* Start RECORDS SUPPLIED *

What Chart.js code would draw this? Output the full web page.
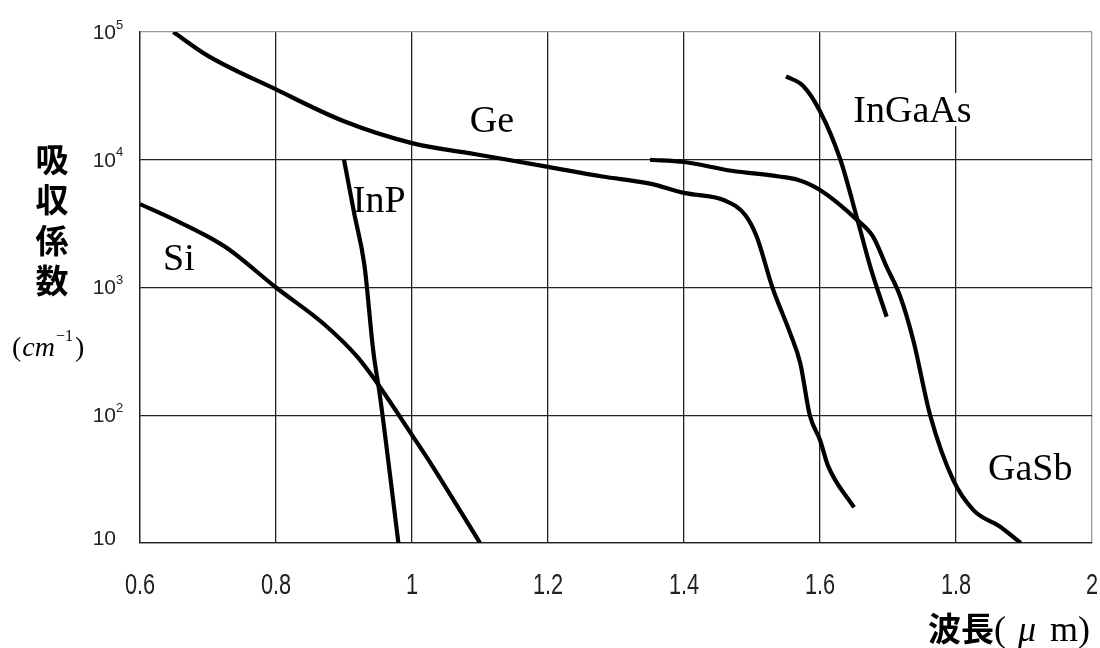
<!DOCTYPE html>
<html>
<head>
<meta charset="utf-8">
<script src="https://cdn.jsdelivr.net/npm/chart.js@4"></script>
<style>
  body { margin: 0; background: #fff; }
  canvas { display: block; }
</style>
</head>
<body>
<canvas id="myChart" width="1100" height="648"></canvas>
<script>
// wavelength (um) and absorption coefficient (cm^-1)
const siWl  = [0.6, 0.65, 0.7, 0.73, 0.8, 0.87, 0.92, 0.95, 1.0, 1.03, 1.1]
const siAbs = [4500, 3400, 2500, 2000, 1000, 520, 285, 175, 70, 40, 10]

const inpWl  = [0.9, 0.915, 0.93, 0.943, 0.953, 0.98]
const inpAbs = [10000, 3800, 1500, 320, 140, 10]

const geWl  = [0.649, 0.7, 0.8, 0.9, 1.0, 1.1, 1.2, 1.28, 1.35, 1.4, 1.46, 1.49, 1.507, 1.53, 1.556, 1.571, 1.585, 1.6, 1.612, 1.65]
const geAbs = [100000, 65000, 35500, 20000, 13500, 10900, 8800, 7400, 6500, 5500, 4800, 3700, 2500, 1000, 440, 255, 100, 64, 40, 19]

const gasbWl  = [1.35, 1.4, 1.47, 1.54, 1.566, 1.6, 1.654, 1.678, 1.698, 1.718, 1.737, 1.762, 1.796, 1.826, 1.865, 1.895]
const gasbAbs = [10000, 9600, 8200, 7400, 7000, 5800, 3400, 2500, 1450, 850, 390, 100, 31, 18, 13.4, 10]

const ingaasWl  = [1.55, 1.575, 1.6, 1.63, 1.655, 1.674, 1.698]
const ingaasAbs = [45000, 38000, 24000, 10000, 3400, 1450, 590]

const xTicks = [0.6, 0.8, 1.0, 1.2, 1.4, 1.6, 1.8, 2.0]
const xTickLabels = ['0.6', '0.8', '1', '1.2', '1.4', '1.6', '1.8', '2']
const yTicks = [10, 100, 1000, 10000, 100000]
const yTickExp = ['', '2', '3', '4', '5']

// curve names with anchor point (wavelength, coefficient) for the text
const labelNames = ['Ge', 'InP', 'Si', 'InGaAs', 'GaSb']
const labelWl    = [1.085, 0.913, 0.634, 1.649, 1.847]
const labelAbs   = [16500, 3900, 1370, 19700, 31]

function pts(xs, ys) {
  return xs.map((x, i) => ({ x: x, y: ys[i] }))
}

function curve(xs, ys) {
  return {
    data: pts(xs, ys),
    borderColor: '#000',
    borderWidth: 4.2,
    pointRadius: 0,
    fill: false,
    cubicInterpolationMode: 'monotone'
  }
}

const curveLabels = {
  id: 'curveLabels',
  beforeDatasetsDraw(chart) {
    const ctx = chart.ctx
    const xs = chart.scales.x, ys = chart.scales.y
    ctx.save()
    ctx.font = '38px "Liberation Serif"'
    ctx.textBaseline = 'alphabetic'
    ctx.textAlign = 'left'
    for (let i = 0; i < labelNames.length; i++) {
      const px = xs.getPixelForValue(labelWl[i])
      const py = ys.getPixelForValue(labelAbs[i])
      const w = ctx.measureText(labelNames[i]).width
      ctx.fillStyle = '#fff'
      ctx.fillRect(px - 1, py - 29, w + 2, 33)
      ctx.fillStyle = '#000'
      ctx.fillText(labelNames[i], px, py)
    }
    ctx.restore()
  }
}

const axisText = {
  id: 'axisText',
  afterDraw(chart) {
    const ctx = chart.ctx
    const xs = chart.scales.x, ys = chart.scales.y
    ctx.save()
    ctx.fillStyle = '#222'

    // x tick labels (narrow sans)
    ctx.font = '29px "Liberation Sans"'
    ctx.textAlign = 'center'
    ctx.textBaseline = 'middle'
    for (let i = 0; i < xTicks.length; i++) {
      const px = xs.getPixelForValue(xTicks[i])
      ctx.save()
      ctx.translate(px, 586)
      ctx.scale(0.75, 1)
      ctx.fillText(xTickLabels[i], 0, 0)
      ctx.restore()
    }

    // y tick labels 10^n
    for (let i = 0; i < yTicks.length; i++) {
      const py = ys.getPixelForValue(yTicks[i])
      const off = yTickExp[i] === '' ? -4 : 1
      ctx.font = '21px "Liberation Sans"'
      ctx.textAlign = 'right'
      ctx.textBaseline = 'middle'
      ctx.fillText('10', 116, py + off)
      if (yTickExp[i] !== '') {
        ctx.font = '13px "Liberation Sans"'
        ctx.textAlign = 'left'
        ctx.fillText(yTickExp[i], 116, py - 7)
      }
    }

    // y title
    ctx.fillStyle = '#000'
    ctx.font = 'bold 33px "Noto Sans CJK JP"'
    ctx.textAlign = 'center'
    ctx.textBaseline = 'middle'
    const ytitle = '吸収係数'
    for (let i = 0; i < ytitle.length; i++) {
      ctx.fillText(ytitle[i], 52, 159 + 40.5 * i)
    }

    // (cm^-1)
    ctx.textAlign = 'left'
    ctx.textBaseline = 'alphabetic'
    let cx = 12
    ctx.font = '28px "Liberation Serif"'
    ctx.fillText('(', cx, 356); cx += ctx.measureText('(').width + 1
    ctx.font = 'italic 28px "Liberation Serif"'
    ctx.fillText('cm', cx, 356); cx += ctx.measureText('cm').width + 1
    ctx.font = '16px "Liberation Serif"'
    ctx.fillText('\u22121', cx, 341); cx += ctx.measureText('\u22121').width + 2
    ctx.font = '28px "Liberation Serif"'
    ctx.fillText(')', cx, 356)

    // x title
    let tx = 928
    ctx.font = 'bold 33px "Noto Sans CJK JP"'
    ctx.textBaseline = 'alphabetic'
    ctx.fillText('波長', tx, 641); tx += ctx.measureText('波長').width
    ctx.font = '36px "Liberation Serif"'
    ctx.fillText('(', tx, 641); tx += ctx.measureText('(').width + 12
    ctx.font = 'italic 36px "Liberation Serif"'
    ctx.fillText('\u03bc', tx, 641); tx += ctx.measureText('\u03bc').width + 14
    ctx.font = '36px "Liberation Serif"'
    ctx.fillText('m)', tx, 641)
    ctx.restore()
  }
}

const canvas = document.getElementById('myChart').getContext('2d')
const myChart = new Chart(canvas, {
  type: 'line',
  data: {
    datasets: [
      curve(geWl, geAbs),
      curve(siWl, siAbs),
      curve(inpWl, inpAbs),
      curve(gasbWl, gasbAbs),
      curve(ingaasWl, ingaasAbs)
    ]
  },
  options: {
    responsive: false,
    animation: false,
    layout: { padding: { left: 140, top: 32, right: 8, bottom: 105 } },
    plugins: { legend: { display: false }, tooltip: { enabled: false } },
    scales: {
      x: {
        type: 'linear',
        min: 0.6,
        max: 2.0,
        afterBuildTicks: (scale) => { scale.ticks = xTicks.map(v => ({ value: v })) },
        ticks: { display: false },
        grid: {
          drawTicks: false,
          lineWidth: 1.3,
          color: (c) => (c.tick && c.tick.value === 2.0) ? '#9a9a9a' : '#222'
        },
        border: { display: true, color: '#222', width: 1.3 }
      },
      y: {
        type: 'logarithmic',
        min: 10,
        max: 100000,
        afterBuildTicks: (scale) => { scale.ticks = yTicks.map(v => ({ value: v })) },
        ticks: { display: false },
        grid: {
          drawTicks: false,
          lineWidth: 1.3,
          color: (c) => (c.tick && c.tick.value === 100000) ? '#9a9a9a' : '#222'
        },
        border: { display: true, color: '#222', width: 1.3 }
      }
    }
  },
  plugins: [curveLabels, axisText]
})
</script>
</body>
</html>
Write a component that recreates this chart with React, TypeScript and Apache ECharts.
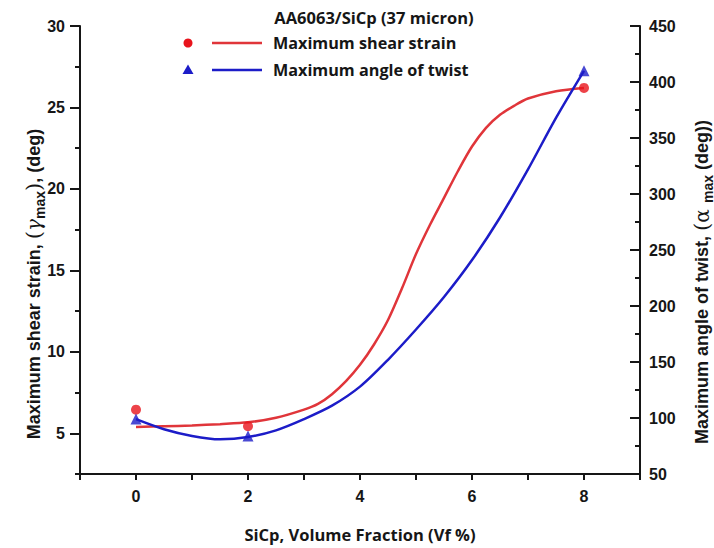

* End RECORDS SUPPLIED *

Return the records exactly. Don't carry the pictures over.

ANSWER TO THIS PROBLEM -
What Chart.js code would draw this? Output the full web page.
<!DOCTYPE html>
<html>
<head>
<meta charset="utf-8">
<script src="https://cdn.jsdelivr.net/npm/chart.js@4"></script>
<style>
  body { margin: 0; background: #fff; }
  canvas { display: block; }
</style>
</head>
<body>
<canvas id="myChart" width="1100" height="648"></canvas>
<script>
// wavelength (um) and absorption coefficient (cm^-1)
const siWl  = [0.6, 0.65, 0.7, 0.73, 0.8, 0.87, 0.92, 0.95, 1.0, 1.03, 1.1]
const siAbs = [4500, 3400, 2500, 2000, 1000, 520, 285, 175, 70, 40, 10]

const inpWl  = [0.9, 0.915, 0.93, 0.943, 0.953, 0.98]
const inpAbs = [10000, 3800, 1500, 320, 140, 10]

const geWl  = [0.649, 0.7, 0.8, 0.9, 1.0, 1.1, 1.2, 1.28, 1.35, 1.4, 1.46, 1.49, 1.507, 1.53, 1.556, 1.571, 1.585, 1.6, 1.612, 1.65]
const geAbs = [100000, 65000, 35500, 20000, 13500, 10900, 8800, 7400, 6500, 5500, 4800, 3700, 2500, 1000, 440, 255, 100, 64, 40, 19]

const gasbWl  = [1.35, 1.4, 1.47, 1.54, 1.566, 1.6, 1.654, 1.678, 1.698, 1.718, 1.737, 1.762, 1.796, 1.826, 1.865, 1.895]
const gasbAbs = [10000, 9600, 8200, 7400, 7000, 5800, 3400, 2500, 1450, 850, 390, 100, 31, 18, 13.4, 10]

const ingaasWl  = [1.55, 1.575, 1.6, 1.63, 1.655, 1.674, 1.698]
const ingaasAbs = [45000, 38000, 24000, 10000, 3400, 1450, 590]

const xTicks = [0.6, 0.8, 1.0, 1.2, 1.4, 1.6, 1.8, 2.0]
const xTickLabels = ['0.6', '0.8', '1', '1.2', '1.4', '1.6', '1.8', '2']
const yTicks = [10, 100, 1000, 10000, 100000]
const yTickExp = ['', '2', '3', '4', '5']

// curve names with anchor point (wavelength, coefficient) for the text
const labelNames = ['Ge', 'InP', 'Si', 'InGaAs', 'GaSb']
const labelWl    = [1.085, 0.913, 0.634, 1.649, 1.847]
const labelAbs   = [16500, 3900, 1370, 19700, 31]

function pts(xs, ys) {
  return xs.map((x, i) => ({ x: x, y: ys[i] }))
}

function curve(xs, ys) {
  return {
    data: pts(xs, ys),
    borderColor: '#000',
    borderWidth: 4.2,
    pointRadius: 0,
    fill: false,
    cubicInterpolationMode: 'monotone'
  }
}

const curveLabels = {
  id: 'curveLabels',
  beforeDatasetsDraw(chart) {
    const ctx = chart.ctx
    const xs = chart.scales.x, ys = chart.scales.y
    ctx.save()
    ctx.font = '38px "Liberation Serif"'
    ctx.textBaseline = 'alphabetic'
    ctx.textAlign = 'left'
    for (let i = 0; i < labelNames.length; i++) {
      const px = xs.getPixelForValue(labelWl[i])
      const py = ys.getPixelForValue(labelAbs[i])
      const w = ctx.measureText(labelNames[i]).width
      ctx.fillStyle = '#fff'
      ctx.fillRect(px - 1, py - 29, w + 2, 33)
      ctx.fillStyle = '#000'
      ctx.fillText(labelNames[i], px, py)
    }
    ctx.restore()
  }
}

const axisText = {
  id: 'axisText',
  afterDraw(chart) {
    const ctx = chart.ctx
    const xs = chart.scales.x, ys = chart.scales.y
    ctx.save()
    ctx.fillStyle = '#222'

    // x tick labels (narrow sans)
    ctx.font = '29px "Liberation Sans"'
    ctx.textAlign = 'center'
    ctx.textBaseline = 'middle'
    for (let i = 0; i < xTicks.length; i++) {
      const px = xs.getPixelForValue(xTicks[i])
      ctx.save()
      ctx.translate(px, 586)
      ctx.scale(0.75, 1)
      ctx.fillText(xTickLabels[i], 0, 0)
      ctx.restore()
    }

    // y tick labels 10^n
    for (let i = 0; i < yTicks.length; i++) {
      const py = ys.getPixelForValue(yTicks[i])
      const off = yTickExp[i] === '' ? -4 : 1
      ctx.font = '21px "Liberation Sans"'
      ctx.textAlign = 'right'
      ctx.textBaseline = 'middle'
      ctx.fillText('10', 116, py + off)
      if (yTickExp[i] !== '') {
        ctx.font = '13px "Liberation Sans"'
        ctx.textAlign = 'left'
        ctx.fillText(yTickExp[i], 116, py - 7)
      }
    }

    // y title
    ctx.fillStyle = '#000'
    ctx.font = 'bold 33px "Noto Sans CJK JP"'
    ctx.textAlign = 'center'
    ctx.textBaseline = 'middle'
    const ytitle = '吸収係数'
    for (let i = 0; i < ytitle.length; i++) {
      ctx.fillText(ytitle[i], 52, 159 + 40.5 * i)
    }

    // (cm^-1)
    ctx.textAlign = 'left'
    ctx.textBaseline = 'alphabetic'
    let cx = 12
    ctx.font = '28px "Liberation Serif"'
    ctx.fillText('(', cx, 356); cx += ctx.measureText('(').width + 1
    ctx.font = 'italic 28px "Liberation Serif"'
    ctx.fillText('cm', cx, 356); cx += ctx.measureText('cm').width + 1
    ctx.font = '16px "Liberation Serif"'
    ctx.fillText('\u22121', cx, 341); cx += ctx.measureText('\u22121').width + 2
    ctx.font = '28px "Liberation Serif"'
    ctx.fillText(')', cx, 356)

    // x title
    let tx = 928
    ctx.font = 'bold 33px "Noto Sans CJK JP"'
    ctx.textBaseline = 'alphabetic'
    ctx.fillText('波長', tx, 641); tx += ctx.measureText('波長').width
    ctx.font = '36px "Liberation Serif"'
    ctx.fillText('(', tx, 641); tx += ctx.measureText('(').width + 12
    ctx.font = 'italic 36px "Liberation Serif"'
    ctx.fillText('\u03bc', tx, 641); tx += ctx.measureText('\u03bc').width + 14
    ctx.font = '36px "Liberation Serif"'
    ctx.fillText('m)', tx, 641)
    ctx.restore()
  }
}

const canvas = document.getElementById('myChart').getContext('2d')
const myChart = new Chart(canvas, {
  type: 'line',
  data: {
    datasets: [
      curve(geWl, geAbs),
      curve(siWl, siAbs),
      curve(inpWl, inpAbs),
      curve(gasbWl, gasbAbs),
      curve(ingaasWl, ingaasAbs)
    ]
  },
  options: {
    responsive: false,
    animation: false,
    layout: { padding: { left: 140, top: 32, right: 8, bottom: 105 } },
    plugins: { legend: { display: false }, tooltip: { enabled: false } },
    scales: {
      x: {
        type: 'linear',
        min: 0.6,
        max: 2.0,
        afterBuildTicks: (scale) => { scale.ticks = xTicks.map(v => ({ value: v })) },
        ticks: { display: false },
        grid: {
          drawTicks: false,
          lineWidth: 1.3,
          color: (c) => (c.tick && c.tick.value === 2.0) ? '#9a9a9a' : '#222'
        },
        border: { display: true, color: '#222', width: 1.3 }
      },
      y: {
        type: 'logarithmic',
        min: 10,
        max: 100000,
        afterBuildTicks: (scale) => { scale.ticks = yTicks.map(v => ({ value: v })) },
        ticks: { display: false },
        grid: {
          drawTicks: false,
          lineWidth: 1.3,
          color: (c) => (c.tick && c.tick.value === 100000) ? '#9a9a9a' : '#222'
        },
        border: { display: true, color: '#222', width: 1.3 }
      }
    }
  },
  plugins: [curveLabels, axisText]
})
</script>
</body>
</html>
Write a component that recreates this chart with React, TypeScript and Apache ECharts.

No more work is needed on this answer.